January 12, 2016

Saudi Debt Risk on Par With Junk-Rated Portugal as Oil Slides


The world is going to be destabilized like never before. The Kingdom is not going to pay its bills and continue with freebies for loyalty scheme with the oil so low.

Shias are already revolting, the remaining public will revolt when Saudi Govt withdraws subsidies. 

Saudi Arabia will be a basket case for this instability in the foreseeable future.

Warning all Asian expats in Saudi be alert to financial developments move out by late 2016 or early 2017.
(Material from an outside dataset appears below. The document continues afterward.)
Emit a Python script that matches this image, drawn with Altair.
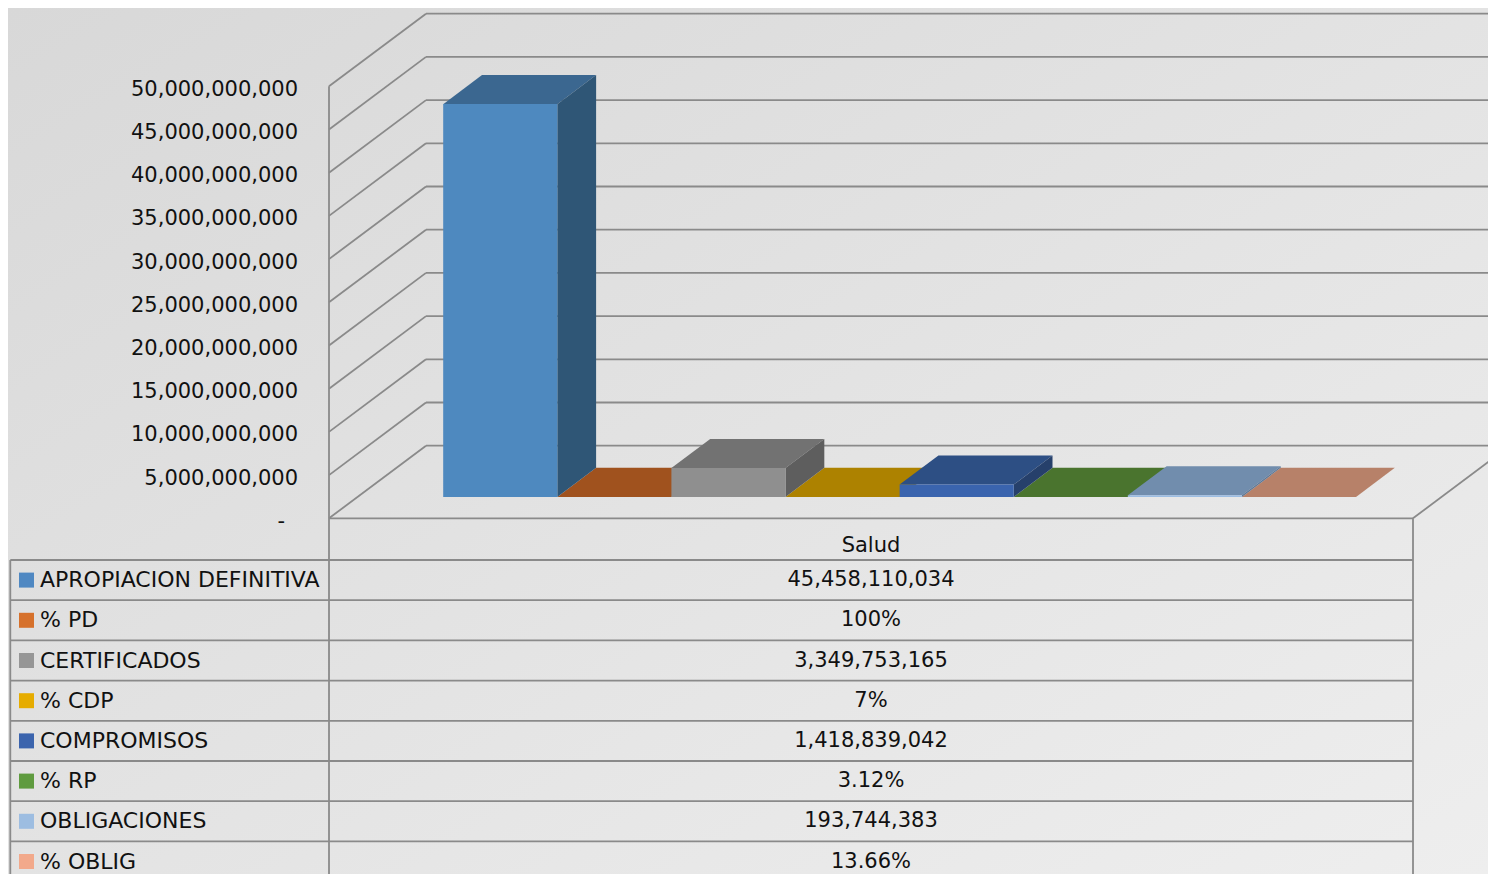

http://www.bloomberg.com/news/articles/2016-01-11/saudi-debt-risk-on-par-with-junk-rated-portugal-as-oil-slides




Investors wanting to take out insurance on Saudi Arabia’s debt have to pay as much as they would for Portugal, a nation still saddled with a junk credit-rating five years after an international bailout.
The cost of insuring the kingdom’s debt more than doubled in the past 12 months to 190 basis points on Thursday, the highest since April 2009, according to CMA prices compiled by Bloomberg. That’s six basis points more than contracts linked to debt from Portugal, whose rating is seven levels below Saudi Arabia’s Aa3 investment grade at Moody’s Investors Service. The Arab nation’s credit-default swaps traded at 185 basis points on Monday.


Saudi Arabia’s finances are under pressure as it fights a war in Yemen at a time when crude prices are languishing at the lowest level in almost 12 years. The country, which counts on energy exports for 70 percent of government revenue, sold bonds for the first time since 2007 last year to help fund a budget deficit that may have been the widest since 1991. Net foreign assets dropped for 10 straight months through November, the longest streak since at least 2006, to $627 billion.
“They have huge reserves and extremely low debt, but the question is, how long are oil prices going to stay at this level?” said Anthony Simond, an investment manager who helps oversee about $10 billion of emerging-market debt at London-based Aberdeen Asset Management.
Brent crude, a pricing benchmark for more than half the world’s oil, sank below $35 a barrel last week. It was down 2.8 percent to $30.69 a barrel as of 8 a.m. in London, the lowest level since April 2004.

Proxy Debt

The bonds of state-controlled Saudi Electricity Co., used as a proxy for the government in the absence of any international sovereign debt, have tumbled as oil has retreated. The yield on the company’s $1.5 billion securities due April 2024 has surged 49 basis points since the start of the year to a record 4.6 percent on Monday. The extra premium investors demand to buy the debt over U.S. Treasuries of similar maturity widened to an all-time high.

“Rising spreads may have an impact on whether or not they come to the market,” Simond said.
Saudi Arabia last month announced spending and subsidy cuts, reflecting scaled-back revenue expectations. The nation’s budget envisions cutting expenditure to 840 billion riyals ($224 billion) this year after it reached 975 billion riyals in 2015, 13 percent above target. The kingdom has assets that it hasn’t utilized yet, and non-oil revenue may reach $100 billion over the next five years, Deputy Crown Prince Mohammad bin Salman said in an interview with The Economist last week.

Traders are insuring more Saudi debt than ever, with outstanding contracts covering an unprecedented $636 million as of Jan. 1, according to Depository Trust & Clearing Corp. data. While that’s less than half the bonds insured from the United Arab Emirates, it’s a leap for a nation whose debt-to-gross domestic product rose to almost 7 percent last year from less than 2 percent in 2014, according to the International Monetary Fund.

With the kingdom’s finances strained and tension escalating between mainly-Sunni Saudi Arabia and Shiite-dominated Iran, Barclays Plc sees five-year default swaps rising a further 50 to 100 basis points, according to an e-mailed report on Wednesday.